Slice em up, dry em over a fan, dried mango slices are the beeeest snaaaack
Is there a good way to do this without mangoes? Or a fan?
You can imagine having the mangoes very vividly, it will activate the same part of your brain that would be activated as if you had the mangoes
it will activate the same part of your greeting that would be
The same part of my what?
Who writes mangoes instead of simply mangos?
I never knew some people write it differently
mangoes where he pleases
I accept “mangoes” because of the English rule that nouns that end in a consonant followed by a vowel should be padded with another vowel (“e”) before the “-s”. Another example I can think of off the top of my head is “heroes”, not “heros”.
However, I also accept “mangos” because it feels right. Wiktionary says “mango” is Portuguese, and I don’t know Portuguese, but at least in Spanish you don’t pluralize with “-es”, just “-s”.

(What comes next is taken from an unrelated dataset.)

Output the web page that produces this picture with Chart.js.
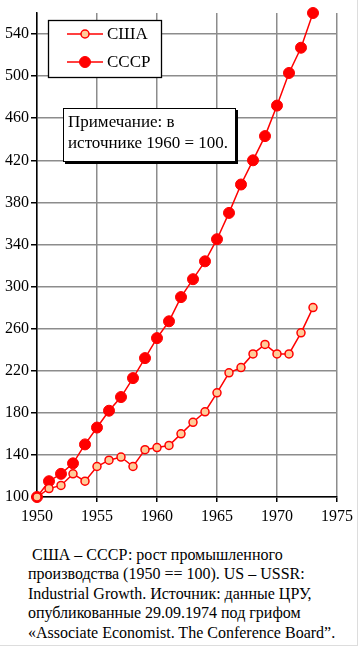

Mango doesn’t exist in Portuguese. It’s written manga, a feminine gendered word, Portuguese being a gendered language.
Plural mangas. Doesn’t really help, but there’s your linguistic TIL.
My bad. Yeah, it’s interesting that we don’t seem to know why English calls it “mango” when every other language calls it “manga” or something else ending with the “-a”.
A lot of words in English are mispronounced/misheard/misunderstood words of things that people from the UK didn’t recognize during their exploration eras, so they asked the locals and that’s what they told everyone it was. Eventually Aussies and Americans inherited these “mistakes”.
By the time the error was found out everyone was calling it by the wrong name already, so it kinda stuck. Hell i speak Portuguese and when i speak in English i tend to say mangoes instead of mangas, even though the word mango came from the language i speak.
Eat them because mangoes are delicious.
Or make mangonadas
When life gives you mangos, don’t make mangonade. Make life take the mangos back! Get mad! I don’t want your damn mangos, what the hell am I supposed to do with these? Demand to see life’s manager!
I’ll have my engineers invent a combustible mango to burn your house down! With the mangoes!